* [Available data]:
============================================================

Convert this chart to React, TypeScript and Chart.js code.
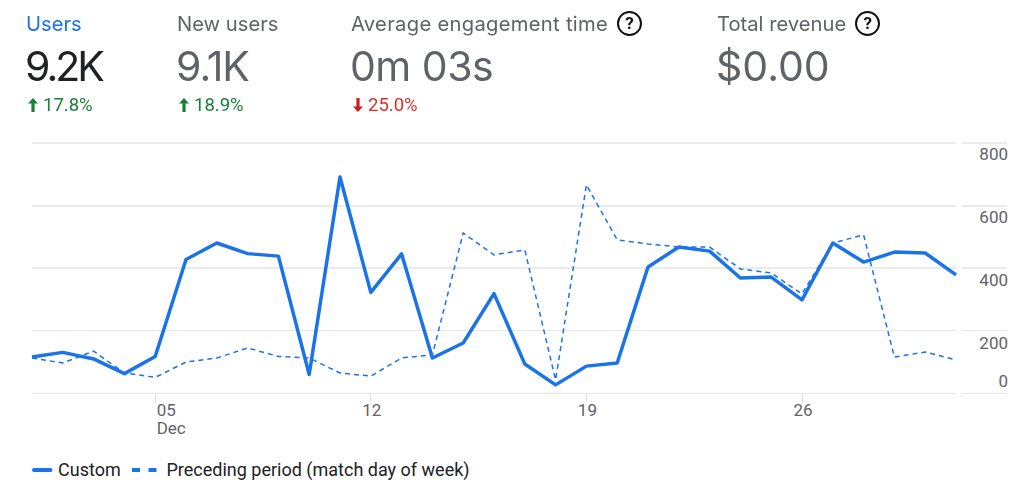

============================================================

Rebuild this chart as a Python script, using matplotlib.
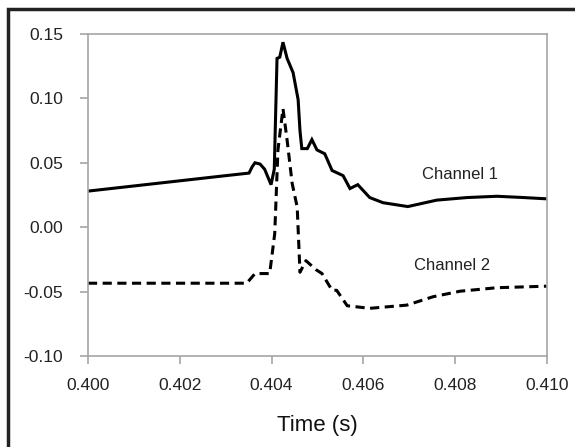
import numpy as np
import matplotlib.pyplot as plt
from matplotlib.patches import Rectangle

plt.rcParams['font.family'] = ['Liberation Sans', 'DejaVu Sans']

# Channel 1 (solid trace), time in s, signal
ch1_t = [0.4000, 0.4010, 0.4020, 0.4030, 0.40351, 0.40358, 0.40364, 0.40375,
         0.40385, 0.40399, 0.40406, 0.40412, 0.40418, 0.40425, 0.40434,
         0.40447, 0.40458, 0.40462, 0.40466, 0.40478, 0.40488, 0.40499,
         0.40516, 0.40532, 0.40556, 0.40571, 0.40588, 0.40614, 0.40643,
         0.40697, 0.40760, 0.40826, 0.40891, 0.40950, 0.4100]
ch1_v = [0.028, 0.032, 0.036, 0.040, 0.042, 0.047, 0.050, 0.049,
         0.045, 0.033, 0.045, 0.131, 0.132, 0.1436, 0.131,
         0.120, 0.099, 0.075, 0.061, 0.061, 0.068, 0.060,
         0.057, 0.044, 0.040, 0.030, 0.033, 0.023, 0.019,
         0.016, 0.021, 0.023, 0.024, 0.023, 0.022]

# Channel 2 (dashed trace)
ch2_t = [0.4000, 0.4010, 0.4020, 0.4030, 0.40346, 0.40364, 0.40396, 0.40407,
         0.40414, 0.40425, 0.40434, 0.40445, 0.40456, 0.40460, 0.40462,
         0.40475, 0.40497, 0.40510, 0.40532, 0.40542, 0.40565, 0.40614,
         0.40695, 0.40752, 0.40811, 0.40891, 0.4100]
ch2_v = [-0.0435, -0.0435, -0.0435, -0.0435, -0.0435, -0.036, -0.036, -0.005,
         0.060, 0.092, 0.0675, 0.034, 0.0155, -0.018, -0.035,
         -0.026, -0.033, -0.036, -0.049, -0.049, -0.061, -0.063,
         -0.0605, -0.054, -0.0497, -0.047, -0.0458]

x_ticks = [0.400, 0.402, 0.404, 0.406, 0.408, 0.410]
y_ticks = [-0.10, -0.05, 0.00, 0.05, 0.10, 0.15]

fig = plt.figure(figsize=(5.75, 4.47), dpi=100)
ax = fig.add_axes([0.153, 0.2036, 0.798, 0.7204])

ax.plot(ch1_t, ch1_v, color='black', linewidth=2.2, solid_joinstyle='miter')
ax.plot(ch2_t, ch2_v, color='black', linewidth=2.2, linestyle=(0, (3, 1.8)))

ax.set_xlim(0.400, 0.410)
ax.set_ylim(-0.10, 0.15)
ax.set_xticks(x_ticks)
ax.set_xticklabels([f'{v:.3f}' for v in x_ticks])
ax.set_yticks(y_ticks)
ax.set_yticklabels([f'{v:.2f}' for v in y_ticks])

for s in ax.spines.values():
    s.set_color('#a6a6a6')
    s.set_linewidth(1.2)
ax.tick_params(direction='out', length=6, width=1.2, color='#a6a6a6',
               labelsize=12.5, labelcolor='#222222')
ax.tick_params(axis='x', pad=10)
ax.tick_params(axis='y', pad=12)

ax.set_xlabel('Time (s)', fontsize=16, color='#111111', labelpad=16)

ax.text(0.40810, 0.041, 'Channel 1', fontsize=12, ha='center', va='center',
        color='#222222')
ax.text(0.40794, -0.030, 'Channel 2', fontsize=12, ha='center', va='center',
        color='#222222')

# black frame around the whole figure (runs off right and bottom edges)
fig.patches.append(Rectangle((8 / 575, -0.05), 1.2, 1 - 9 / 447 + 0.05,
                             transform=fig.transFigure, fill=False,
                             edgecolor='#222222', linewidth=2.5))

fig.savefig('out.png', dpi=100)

============================================================

* [Objective]:
Extract exactly, and only, the lines from the one with "Rebuild this chart" to the one with "plt.rcParams['font.family'] = ['Liberation", both ends counted. Leave the images behind.

* [Expected answer]:
Rebuild this chart as a Python script, using matplotlib.
import numpy as np
import matplotlib.pyplot as plt
from matplotlib.patches import Rectangle

plt.rcParams['font.family'] = ['Liberation Sans', 'DejaVu Sans']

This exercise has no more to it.